■ **TASK PROMPT**
With all pictures omitted, return verbatim the lines from the beginning of the records below through the line containing "(split) at (449,542);".

Dataset items:
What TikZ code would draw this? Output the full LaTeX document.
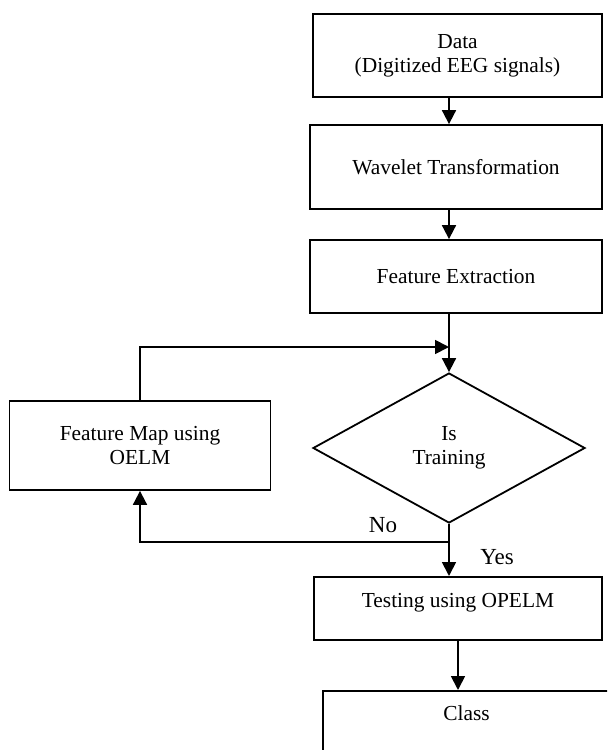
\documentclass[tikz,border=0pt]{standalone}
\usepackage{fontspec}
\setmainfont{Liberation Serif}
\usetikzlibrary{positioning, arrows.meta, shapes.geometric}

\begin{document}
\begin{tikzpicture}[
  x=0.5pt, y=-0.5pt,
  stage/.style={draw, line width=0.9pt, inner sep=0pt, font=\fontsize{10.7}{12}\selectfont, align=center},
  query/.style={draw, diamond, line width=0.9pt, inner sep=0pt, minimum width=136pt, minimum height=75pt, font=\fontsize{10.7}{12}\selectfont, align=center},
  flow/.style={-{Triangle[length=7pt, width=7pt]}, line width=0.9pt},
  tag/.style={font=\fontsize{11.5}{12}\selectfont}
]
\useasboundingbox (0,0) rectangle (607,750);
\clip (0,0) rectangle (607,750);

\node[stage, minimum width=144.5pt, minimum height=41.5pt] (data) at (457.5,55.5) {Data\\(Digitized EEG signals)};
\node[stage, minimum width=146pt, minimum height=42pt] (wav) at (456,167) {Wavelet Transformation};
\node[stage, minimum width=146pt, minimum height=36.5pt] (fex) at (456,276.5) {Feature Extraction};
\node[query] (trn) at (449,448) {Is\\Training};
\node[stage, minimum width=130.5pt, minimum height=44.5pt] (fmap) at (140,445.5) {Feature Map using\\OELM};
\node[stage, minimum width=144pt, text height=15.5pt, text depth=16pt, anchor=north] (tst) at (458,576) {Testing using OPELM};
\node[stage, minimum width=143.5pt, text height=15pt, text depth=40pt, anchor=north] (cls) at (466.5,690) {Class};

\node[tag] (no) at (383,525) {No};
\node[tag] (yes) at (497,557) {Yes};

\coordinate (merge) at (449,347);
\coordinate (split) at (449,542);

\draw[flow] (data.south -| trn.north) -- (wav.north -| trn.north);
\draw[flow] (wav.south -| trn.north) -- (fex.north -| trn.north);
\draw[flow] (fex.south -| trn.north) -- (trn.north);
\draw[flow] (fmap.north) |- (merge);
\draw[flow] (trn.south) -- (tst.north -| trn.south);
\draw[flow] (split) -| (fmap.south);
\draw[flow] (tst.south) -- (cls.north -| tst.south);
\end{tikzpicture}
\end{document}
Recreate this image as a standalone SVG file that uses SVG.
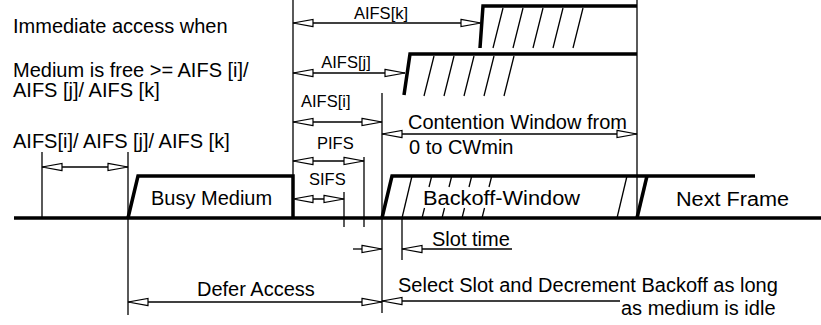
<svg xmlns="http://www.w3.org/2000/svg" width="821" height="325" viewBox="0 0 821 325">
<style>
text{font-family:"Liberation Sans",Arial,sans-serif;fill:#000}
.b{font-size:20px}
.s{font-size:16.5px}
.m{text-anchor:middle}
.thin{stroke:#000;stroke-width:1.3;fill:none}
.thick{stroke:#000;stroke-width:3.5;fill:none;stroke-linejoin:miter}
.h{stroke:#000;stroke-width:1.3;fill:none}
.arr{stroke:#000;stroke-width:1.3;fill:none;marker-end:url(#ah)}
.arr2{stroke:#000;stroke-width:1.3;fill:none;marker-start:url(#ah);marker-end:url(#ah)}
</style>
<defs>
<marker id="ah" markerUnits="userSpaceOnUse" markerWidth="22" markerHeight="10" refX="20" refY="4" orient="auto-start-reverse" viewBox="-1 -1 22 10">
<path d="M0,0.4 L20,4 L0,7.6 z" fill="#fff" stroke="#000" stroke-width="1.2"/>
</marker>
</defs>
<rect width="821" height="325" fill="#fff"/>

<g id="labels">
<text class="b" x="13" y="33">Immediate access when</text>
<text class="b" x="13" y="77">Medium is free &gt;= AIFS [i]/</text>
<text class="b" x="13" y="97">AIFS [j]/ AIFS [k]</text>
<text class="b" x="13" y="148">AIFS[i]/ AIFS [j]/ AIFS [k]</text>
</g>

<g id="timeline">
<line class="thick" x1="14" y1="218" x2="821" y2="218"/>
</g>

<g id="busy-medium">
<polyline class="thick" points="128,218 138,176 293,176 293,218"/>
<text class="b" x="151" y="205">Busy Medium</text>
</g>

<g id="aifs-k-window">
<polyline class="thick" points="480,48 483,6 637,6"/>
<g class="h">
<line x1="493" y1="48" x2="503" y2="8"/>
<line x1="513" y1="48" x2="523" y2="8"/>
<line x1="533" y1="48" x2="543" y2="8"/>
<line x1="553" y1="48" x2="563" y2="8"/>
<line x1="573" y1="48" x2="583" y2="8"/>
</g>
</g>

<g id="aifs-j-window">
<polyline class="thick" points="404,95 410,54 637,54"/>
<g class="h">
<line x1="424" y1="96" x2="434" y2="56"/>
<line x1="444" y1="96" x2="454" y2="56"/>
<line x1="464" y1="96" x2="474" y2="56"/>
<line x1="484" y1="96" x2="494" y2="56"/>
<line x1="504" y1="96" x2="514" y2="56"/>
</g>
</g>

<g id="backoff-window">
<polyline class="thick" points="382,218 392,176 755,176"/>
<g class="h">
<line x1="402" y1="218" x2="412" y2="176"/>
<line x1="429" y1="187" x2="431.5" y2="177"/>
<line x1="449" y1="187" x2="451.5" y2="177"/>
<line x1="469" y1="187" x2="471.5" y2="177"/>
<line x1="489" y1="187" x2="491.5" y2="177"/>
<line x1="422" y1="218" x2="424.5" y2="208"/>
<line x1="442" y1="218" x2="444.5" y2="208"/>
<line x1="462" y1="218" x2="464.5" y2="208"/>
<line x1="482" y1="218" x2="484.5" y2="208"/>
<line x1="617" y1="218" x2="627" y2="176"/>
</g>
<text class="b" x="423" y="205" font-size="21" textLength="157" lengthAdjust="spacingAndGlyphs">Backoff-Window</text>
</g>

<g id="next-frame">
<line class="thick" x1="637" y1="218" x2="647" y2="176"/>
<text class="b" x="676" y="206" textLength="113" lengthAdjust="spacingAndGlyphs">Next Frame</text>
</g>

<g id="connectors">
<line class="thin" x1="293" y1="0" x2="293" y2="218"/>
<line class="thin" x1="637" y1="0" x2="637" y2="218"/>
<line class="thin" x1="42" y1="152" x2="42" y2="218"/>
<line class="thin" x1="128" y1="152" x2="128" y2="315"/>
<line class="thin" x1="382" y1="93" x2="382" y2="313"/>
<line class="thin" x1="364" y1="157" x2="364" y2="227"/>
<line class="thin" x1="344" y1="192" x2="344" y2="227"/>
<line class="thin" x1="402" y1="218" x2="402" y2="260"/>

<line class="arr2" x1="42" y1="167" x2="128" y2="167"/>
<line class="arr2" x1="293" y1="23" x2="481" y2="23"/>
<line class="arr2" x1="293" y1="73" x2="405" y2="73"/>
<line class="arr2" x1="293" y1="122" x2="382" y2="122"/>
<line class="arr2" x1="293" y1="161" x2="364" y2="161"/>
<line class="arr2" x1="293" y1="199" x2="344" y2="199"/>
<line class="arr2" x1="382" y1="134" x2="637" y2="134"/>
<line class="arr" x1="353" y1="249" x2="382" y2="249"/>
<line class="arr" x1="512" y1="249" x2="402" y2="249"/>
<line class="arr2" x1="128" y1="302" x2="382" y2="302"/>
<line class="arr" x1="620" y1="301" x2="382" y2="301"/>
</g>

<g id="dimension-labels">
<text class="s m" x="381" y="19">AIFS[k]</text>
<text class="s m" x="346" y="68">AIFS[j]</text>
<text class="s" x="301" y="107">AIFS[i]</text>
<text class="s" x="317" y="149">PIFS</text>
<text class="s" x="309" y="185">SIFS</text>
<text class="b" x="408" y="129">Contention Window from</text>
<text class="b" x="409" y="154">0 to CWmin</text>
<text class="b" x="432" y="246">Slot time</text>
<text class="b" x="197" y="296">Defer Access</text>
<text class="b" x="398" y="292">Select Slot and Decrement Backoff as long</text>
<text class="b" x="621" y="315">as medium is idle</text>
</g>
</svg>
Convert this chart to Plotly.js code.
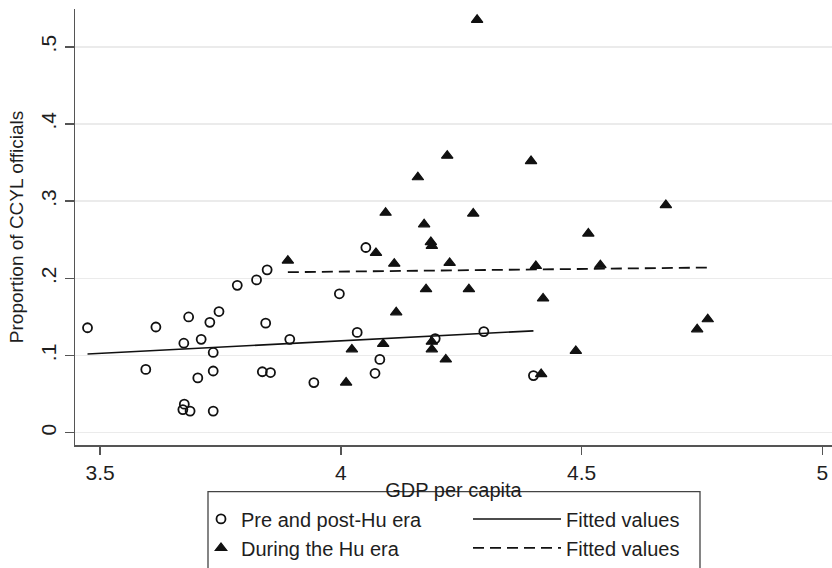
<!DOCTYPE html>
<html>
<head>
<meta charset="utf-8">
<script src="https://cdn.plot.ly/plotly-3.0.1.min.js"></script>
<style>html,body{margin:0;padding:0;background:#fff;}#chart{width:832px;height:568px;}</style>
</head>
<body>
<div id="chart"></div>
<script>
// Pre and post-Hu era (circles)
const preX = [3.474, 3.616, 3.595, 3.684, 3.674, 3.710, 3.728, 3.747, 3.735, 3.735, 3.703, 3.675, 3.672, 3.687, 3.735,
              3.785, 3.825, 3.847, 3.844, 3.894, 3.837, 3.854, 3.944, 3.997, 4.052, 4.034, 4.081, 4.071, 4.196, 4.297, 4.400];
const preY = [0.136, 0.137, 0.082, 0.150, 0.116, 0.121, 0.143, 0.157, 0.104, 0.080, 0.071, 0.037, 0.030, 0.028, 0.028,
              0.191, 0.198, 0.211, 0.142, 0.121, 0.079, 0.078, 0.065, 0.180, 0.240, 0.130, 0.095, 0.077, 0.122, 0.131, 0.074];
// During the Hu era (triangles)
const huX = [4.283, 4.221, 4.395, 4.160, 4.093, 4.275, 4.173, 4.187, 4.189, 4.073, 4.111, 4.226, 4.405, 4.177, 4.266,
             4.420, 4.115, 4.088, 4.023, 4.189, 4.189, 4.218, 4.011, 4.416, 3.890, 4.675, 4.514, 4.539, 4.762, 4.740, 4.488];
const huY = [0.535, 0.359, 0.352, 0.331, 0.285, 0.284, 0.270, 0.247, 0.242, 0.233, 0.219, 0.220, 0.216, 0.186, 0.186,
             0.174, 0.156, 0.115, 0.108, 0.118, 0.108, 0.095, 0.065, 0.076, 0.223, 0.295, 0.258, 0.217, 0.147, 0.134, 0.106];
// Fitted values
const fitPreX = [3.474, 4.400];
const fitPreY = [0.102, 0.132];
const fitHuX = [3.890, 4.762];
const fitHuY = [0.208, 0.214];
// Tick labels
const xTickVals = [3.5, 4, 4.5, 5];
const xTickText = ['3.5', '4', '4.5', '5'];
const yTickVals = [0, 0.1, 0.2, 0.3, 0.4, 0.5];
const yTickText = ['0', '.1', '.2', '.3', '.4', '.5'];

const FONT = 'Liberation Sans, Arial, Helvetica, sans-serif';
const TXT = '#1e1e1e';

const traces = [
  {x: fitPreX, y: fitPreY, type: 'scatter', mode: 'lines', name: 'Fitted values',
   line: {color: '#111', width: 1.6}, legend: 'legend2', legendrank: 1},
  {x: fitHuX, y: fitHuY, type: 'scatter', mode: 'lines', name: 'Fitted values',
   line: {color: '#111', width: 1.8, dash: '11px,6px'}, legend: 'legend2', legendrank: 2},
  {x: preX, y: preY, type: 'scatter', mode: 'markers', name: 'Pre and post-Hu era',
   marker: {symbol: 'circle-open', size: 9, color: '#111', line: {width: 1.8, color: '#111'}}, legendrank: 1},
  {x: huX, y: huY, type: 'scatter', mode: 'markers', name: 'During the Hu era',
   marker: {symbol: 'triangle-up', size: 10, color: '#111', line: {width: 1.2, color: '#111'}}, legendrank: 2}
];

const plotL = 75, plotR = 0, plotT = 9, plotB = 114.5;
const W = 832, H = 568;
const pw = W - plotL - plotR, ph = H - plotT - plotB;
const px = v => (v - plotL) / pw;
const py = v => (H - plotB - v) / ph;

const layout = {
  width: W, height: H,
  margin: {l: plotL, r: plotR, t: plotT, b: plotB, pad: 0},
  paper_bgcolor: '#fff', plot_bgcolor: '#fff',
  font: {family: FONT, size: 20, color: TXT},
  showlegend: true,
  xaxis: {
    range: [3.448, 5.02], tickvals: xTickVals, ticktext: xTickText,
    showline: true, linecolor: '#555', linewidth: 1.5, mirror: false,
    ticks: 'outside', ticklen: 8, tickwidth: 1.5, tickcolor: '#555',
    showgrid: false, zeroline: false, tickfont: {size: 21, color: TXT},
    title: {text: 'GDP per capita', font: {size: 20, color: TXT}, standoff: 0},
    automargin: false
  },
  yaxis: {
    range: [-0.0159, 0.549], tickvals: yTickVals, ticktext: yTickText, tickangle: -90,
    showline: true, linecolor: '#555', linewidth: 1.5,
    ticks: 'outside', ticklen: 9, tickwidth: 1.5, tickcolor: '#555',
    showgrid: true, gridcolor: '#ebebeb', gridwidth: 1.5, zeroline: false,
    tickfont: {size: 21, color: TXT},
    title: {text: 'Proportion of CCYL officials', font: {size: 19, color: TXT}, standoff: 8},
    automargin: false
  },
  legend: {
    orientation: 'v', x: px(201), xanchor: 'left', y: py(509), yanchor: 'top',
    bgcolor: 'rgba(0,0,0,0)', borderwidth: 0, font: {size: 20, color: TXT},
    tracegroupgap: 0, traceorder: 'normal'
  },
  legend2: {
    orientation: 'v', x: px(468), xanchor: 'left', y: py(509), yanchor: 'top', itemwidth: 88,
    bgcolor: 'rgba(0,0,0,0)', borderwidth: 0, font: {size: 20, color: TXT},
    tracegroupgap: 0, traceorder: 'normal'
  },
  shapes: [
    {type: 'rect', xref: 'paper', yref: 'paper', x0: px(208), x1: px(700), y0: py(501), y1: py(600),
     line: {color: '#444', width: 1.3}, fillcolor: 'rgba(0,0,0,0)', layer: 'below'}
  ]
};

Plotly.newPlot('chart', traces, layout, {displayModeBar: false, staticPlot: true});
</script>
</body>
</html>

■ **EXERCISE RESPONSE**
What TikZ code would draw this? Output the full LaTeX document.
\documentclass[tikz,border=0pt]{standalone}
\usepackage{fontspec}
\setmainfont{Liberation Serif}
\usetikzlibrary{positioning, arrows.meta, shapes.geometric}

\begin{document}
\begin{tikzpicture}[
  x=0.5pt, y=-0.5pt,
  stage/.style={draw, line width=0.9pt, inner sep=0pt, font=\fontsize{10.7}{12}\selectfont, align=center},
  query/.style={draw, diamond, line width=0.9pt, inner sep=0pt, minimum width=136pt, minimum height=75pt, font=\fontsize{10.7}{12}\selectfont, align=center},
  flow/.style={-{Triangle[length=7pt, width=7pt]}, line width=0.9pt},
  tag/.style={font=\fontsize{11.5}{12}\selectfont}
]
\useasboundingbox (0,0) rectangle (607,750);
\clip (0,0) rectangle (607,750);

\node[stage, minimum width=144.5pt, minimum height=41.5pt] (data) at (457.5,55.5) {Data\\(Digitized EEG signals)};
\node[stage, minimum width=146pt, minimum height=42pt] (wav) at (456,167) {Wavelet Transformation};
\node[stage, minimum width=146pt, minimum height=36.5pt] (fex) at (456,276.5) {Feature Extraction};
\node[query] (trn) at (449,448) {Is\\Training};
\node[stage, minimum width=130.5pt, minimum height=44.5pt] (fmap) at (140,445.5) {Feature Map using\\OELM};
\node[stage, minimum width=144pt, text height=15.5pt, text depth=16pt, anchor=north] (tst) at (458,576) {Testing using OPELM};
\node[stage, minimum width=143.5pt, text height=15pt, text depth=40pt, anchor=north] (cls) at (466.5,690) {Class};

\node[tag] (no) at (383,525) {No};
\node[tag] (yes) at (497,557) {Yes};

\coordinate (merge) at (449,347);
\coordinate (split) at (449,542);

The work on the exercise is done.